By performing the scans in this way, the initial JavaScript need only contain the
terms we're looking for themselves--without their associated descriptions--allowing
us to save bytes with the intial JavaScript download. Bearing in mind that
we want to offer this script to our affiliates without requiring them
to install the script on their own servers, how can we then recall the
script, passing to it the matched terms, so we can retrieve the second
portion of the script (which will contain only the matched terms, but with
their descriptions)?
The answer is to build the necssary script URL (including the parameters we
need to tell xref.js what we want to do) and then insert a new
script element into the DOM dynamically, like this:
var actionURL = 'http://example.com/cgi-bin/xref.js?action=select&term_list=' +
encodeURIComponent('1,3,5') + // the terms we need
'&prefix=' + encodeURIComponent("WR_");
var scriptEl = document.createElement('script');
scriptEl.type = 'text/javascript';
scriptEl.src = actionURL;
document.getElementsByTagName("head")[0].appendChild(scriptEl);[Update: earlier versions of the script--prior to .53--used the simpler document.body.appendChild(scriptEl) to add the new script to the
page, but this implementation proved to be problematic in Internet Explorer
due to a documented bug of the browser (see http://support.microsoft.com/kb/927917/en-us for further details of the bug). Inserting the script in the <head> avoids that bug and is generally considered to be good form. -- Dan]
This is a simplified version of the actual code in xref,
but it shows you enough to give you the technique, which works well in
all later version browsers (including at least FF 2/3, IE 6/7, Saf 3,
Opera 9). Note that we must encodeURIComponent all of the
unknown variables that we pass to the script (in our above example they're
just literal values; but in the actual script we don't know what they
are) so the information will be passed to xref.js properly.
Once xref.js receives the above call, it will examine the
parameters, see that a second pass is requested (action=select), and
return the terms and descriptions along with the necessary fScanText
command to execute the second scan and insert the links.
Unfortunately, it's exactly this type of technique which makes cross-site
scripting security vulnerabilities possible in unsuspecting Web pages. To
prevent this type of abuse in xref we convert all
angle brackets passed into the script into literal HTML entities; so if a
malicious individual tries to call xref.js with their own script
inserted, xref will just display the code literally and
harmlessly within its own script as <script .... etc.
blocks.
Conclusion
While I believe xref does what it does pretty well, there's certainly room for improvement. Its overall design works well for lists of terms up to, say, 1,000 entries; but beyond that it may become sluggish, primarily because of the amount of data that would need to be passed to the browser.

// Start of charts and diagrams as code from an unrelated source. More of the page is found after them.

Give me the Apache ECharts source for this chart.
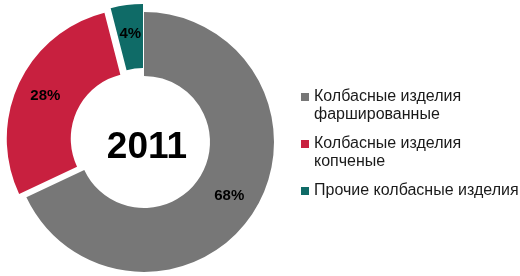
<!DOCTYPE html>
<html>
<head>
<meta charset="utf-8">
<script src="https://cdn.jsdelivr.net/npm/echarts@6/dist/echarts.min.js"></script>
<style>
  html, body { margin: 0; padding: 0; background: #fff; }
  #chart { width: 520px; height: 276px; }
</style>
</head>
<body>
<div id="chart"></div>
<script>
// data
const year = "2011";
const categories = [
  "Колбасные изделия\nфаршированные",
  "Колбасные изделия\nкопченые",
  "Прочие колбасные изделия"
];
const shares = [68, 28, 4];
const exploded = [false, true, true];

const colors = ["#777777", "#c8203f", "#0f6b67"];
const font = "Liberation Sans, Arial, sans-serif";
// square at the top of a taller box, so the icon sits on the first text line
const legendIcon = "path://M0,5h8v8h-8zM0,0M0,36";

const chart = echarts.init(document.getElementById("chart"));
chart.setOption({
  animation: false,
  color: colors,
  title: {
    text: year,
    left: 142,
    top: 143,
    textAlign: "center",
    textVerticalAlign: "middle",
    textStyle: { fontFamily: font, fontSize: 37, fontWeight: "bold", color: "#000" }
  },
  legend: {
    orient: "vertical",
    left: 296,
    top: 83,
    itemWidth: 8,
    itemHeight: 36,
    itemGap: 11,
    icon: legendIcon,
    selectedMode: false,
    formatter: (name) => (name.indexOf("\n") < 0 ? name + "\n" : name),
    textStyle: { fontFamily: font, fontSize: 16, lineHeight: 18, color: "#1a1a1a" },
    data: categories
  },
  series: [{
    type: "pie",
    center: [144, 142],
    radius: [66, 130],
    startAngle: 90,
    clockwise: true,
    selectedMode: "multiple",
    selectedOffset: 8,
    emphasis: { disabled: true },
    label: {
      position: "inside",
      formatter: "{c}%",
      fontFamily: font,
      fontSize: 15,
      fontWeight: "bold",
      color: "#000"
    },
    labelLine: { show: false },
    data: categories.map((n, i) => ({ name: n, value: shares[i], selected: exploded[i] }))
  }]
});
</script>
</body>
</html>
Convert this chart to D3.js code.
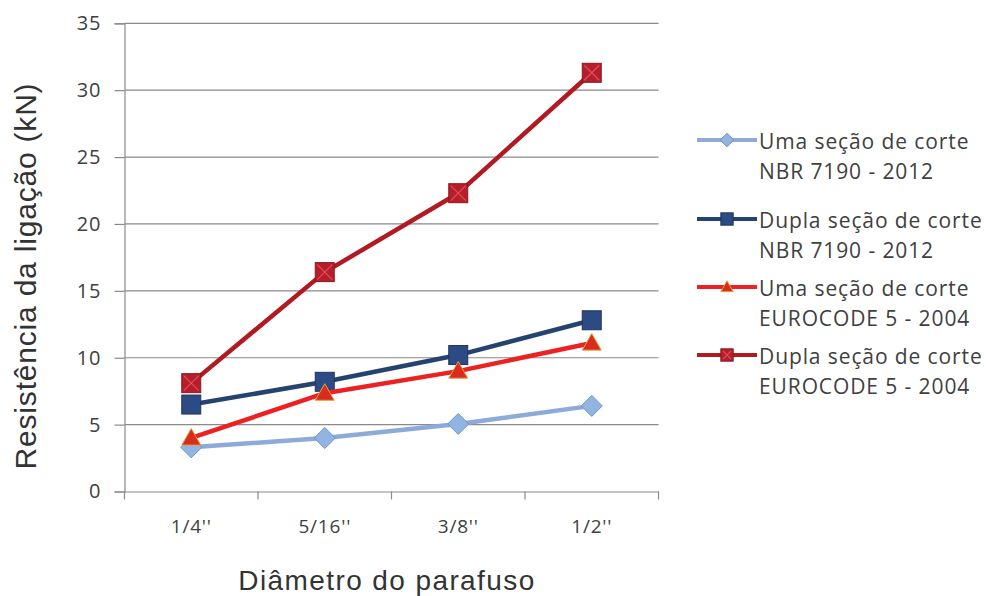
<!DOCTYPE html>
<html>
<head>
<meta charset="utf-8">
<script src="https://cdn.jsdelivr.net/npm/d3@7"></script>
<style>
  html, body { margin: 0; padding: 0; background: #fff; }
  svg { display: block; }
</style>
</head>
<body>
<svg id="chart" width="986" height="596"></svg>
<script>
// Bolt diameters (categories)
const categories = ["1/4''", "5/16''", "3/8''", "1/2''"];

// Connection strength (kN) per method
const umaNBR = [3.3, 4.0, 5.05, 6.4];
const duplaNBR = [6.5, 8.2, 10.2, 12.8];
const umaEC5 = [4.0, 7.35, 9.0, 11.1];
const duplaEC5 = [8.1, 16.4, 22.3, 31.3];

const yTicks = [0, 5, 10, 15, 20, 25, 30, 35];

const seriesNames = [
  ["Uma seção de corte", "NBR 7190 - 2012"],
  ["Dupla seção de corte", "NBR 7190 - 2012"],
  ["Uma seção de corte", "EUROCODE 5 - 2004"],
  ["Dupla seção de corte", "EUROCODE 5 - 2004"]
];

const series = [
  { values: umaNBR, line: "#8eaad8", fill: "#92b4e2", stroke: "#6f91c6", shape: "diamond" },
  { values: duplaNBR, line: "#24446f", fill: "#2c4a84", stroke: "#1e3560", shape: "square" },
  { values: umaEC5, line: "#ec2222", fill: "#d92c1c", stroke: "#c0281a", shape: "triangle" },
  { values: duplaEC5, line: "#b11a22", fill: "#b51e2a", stroke: "#8e1720", shape: "squareX" }
];

const labelFont = "'Open Sans', 'Noto Sans', sans-serif";
const titleFont = "'Liberation Sans', Arial, sans-serif";

const svg = d3.select("#chart");
const plot = { left: 124.5, right: 658.5, top: 23.3, bottom: 491.5 };

const x = d3.scaleBand().domain(categories).range([plot.left, plot.right]).paddingInner(0).paddingOuter(0);
const y = d3.scaleLinear().domain([0, 35]).range([plot.bottom, plot.top]);

// Horizontal gridlines
svg.append("g")
  .selectAll("line")
  .data(yTicks.filter(d => d > 0))
  .join("line")
  .attr("x1", plot.left).attr("x2", plot.right)
  .attr("y1", d => y(d)).attr("y2", d => y(d))
  .attr("stroke", "#8a8a8a").attr("stroke-width", 1.2);

// Y axis
const yAxis = svg.append("g")
  .attr("transform", `translate(${plot.left},0)`)
  .call(d3.axisLeft(y).tickValues(yTicks).tickSize(10).tickPadding(13));
yAxis.select(".domain").attr("stroke", "#8a8a8a").attr("stroke-width", 1.2);
yAxis.selectAll(".tick line").attr("stroke", "#8a8a8a").attr("stroke-width", 1.2);
yAxis.selectAll(".tick text")
  .attr("font-family", labelFont)
  .attr("font-size", 20).attr("fill", "#404040")
  .attr("letter-spacing", 1);

// X axis, with tick marks on the category boundaries
const xAxis = svg.append("g")
  .attr("transform", `translate(0,${plot.bottom})`)
  .call(d3.axisBottom(x).tickSize(0).tickPadding(28));
xAxis.select(".domain").attr("stroke", "#8a8a8a").attr("stroke-width", 1.2);
xAxis.selectAll(".tick text")
  .attr("font-family", labelFont)
  .attr("font-size", 19).attr("fill", "#404040")
  .attr("letter-spacing", 0.8);
const bounds = categories.map(c => x(c)).concat([x(categories[categories.length - 1]) + x.bandwidth()]);
xAxis.selectAll(".bound")
  .data(bounds)
  .join("line")
  .attr("class", "bound")
  .attr("x1", d => d).attr("x2", d => d)
  .attr("y1", 0).attr("y2", 8)
  .attr("stroke", "#8a8a8a").attr("stroke-width", 1.2);

// Axis titles
svg.append("text")
  .attr("transform", `translate(36,276) rotate(-90)`)
  .attr("text-anchor", "middle")
  .attr("font-family", titleFont)
  .attr("font-size", 30).attr("fill", "#333")
  .attr("letter-spacing", 0.8)
  .text("Resistência da ligação (kN)");

svg.append("text")
  .attr("x", 387).attr("y", 590)
  .attr("text-anchor", "middle")
  .attr("font-family", titleFont)
  .attr("font-size", 28).attr("fill", "#333")
  .attr("letter-spacing", 1.4)
  .text("Diâmetro do parafuso");

// Marker shapes
function marker(g, d, cx, cy, scale) {
  const k = scale || 1;
  if (d.shape === "diamond") {
    const r = 10.5 * k;
    g.append("path")
      .attr("d", `M${cx},${cy - r}L${cx + r},${cy}L${cx},${cy + r}L${cx - r},${cy}Z`)
      .attr("fill", d.fill).attr("stroke", d.stroke).attr("stroke-width", 1);
  } else if (d.shape === "square" || d.shape === "squareX") {
    const h = 9.5 * k;
    g.append("rect")
      .attr("x", cx - h).attr("y", cy - h).attr("width", 2 * h).attr("height", 2 * h)
      .attr("fill", d.fill).attr("stroke", d.stroke).attr("stroke-width", 1);
    if (d.shape === "squareX") {
      g.append("path")
        .attr("d", `M${cx - h + 2},${cy - h + 2}L${cx + h - 2},${cy + h - 2}M${cx + h - 2},${cy - h + 2}L${cx - h + 2},${cy + h - 2}`)
        .attr("stroke", "#e0505a").attr("stroke-width", 1.2).attr("fill", "none");
    }
  } else if (d.shape === "triangle") {
    const r = 9.5 * k;
    g.append("path")
      .attr("d", `M${cx},${cy - r}L${cx + r},${cy + r * 0.75}L${cx - r},${cy + r * 0.75}Z`)
      .attr("fill", d.fill).attr("stroke", "#e8a040").attr("stroke-width", 1);
  }
}

const cx = c => x(c) + x.bandwidth() / 2;
const lineGen = d3.line().x((v, i) => cx(categories[i])).y(v => y(v));

// Series lines and markers
series.forEach(s => {
  const g = svg.append("g");
  g.append("path")
    .attr("d", lineGen(s.values))
    .attr("fill", "none").attr("stroke", s.line)
    .attr("stroke-width", 4.5).attr("stroke-linejoin", "round");
  s.values.forEach((v, i) => marker(g, s, cx(categories[i]), y(v), 1));
});

// Legend
const legend = svg.append("g");
const legendY = [140, 219, 287, 355];
series.forEach((s, i) => {
  const ly = legendY[i];
  const g = legend.append("g");
  g.append("line")
    .attr("x1", 697).attr("x2", 757).attr("y1", ly).attr("y2", ly)
    .attr("stroke", s.line).attr("stroke-width", 4);
  marker(g, s, 727, ly, 0.65);
  const t = g.append("text")
    .attr("font-family", labelFont)
    .attr("font-size", 21).attr("fill", "#404040")
    .attr("letter-spacing", 0.9);
  t.append("tspan").attr("x", 759).attr("y", ly + 9).text(seriesNames[i][0]);
  t.append("tspan").attr("x", 759).attr("y", ly + 39).text(seriesNames[i][1]);
});
</script>
</body>
</html>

One possible remedy for this is to pass the data on the page to the back-end script for evaluation instead (as opposed to passing the terms to scan for to the browser); but there you run into potential problems having to do with the length of data that can be included within a single URL. Nonetheless, the advantage this type of approach provides (limits the initial JavaScript sent to the browser to about 4k or less) may be worth the effort.
If there's enough call to pursue this then I can do so in a future release; or, if you have something else on your mind--either about future directions of the script, or about its current functionality--don't hesitate to let me know (you can use the comment form below to do precisely that). It's my hope that the script can evolve with your input in mind. In the meantime, I hope you enjoy using xref on your own sites and networks!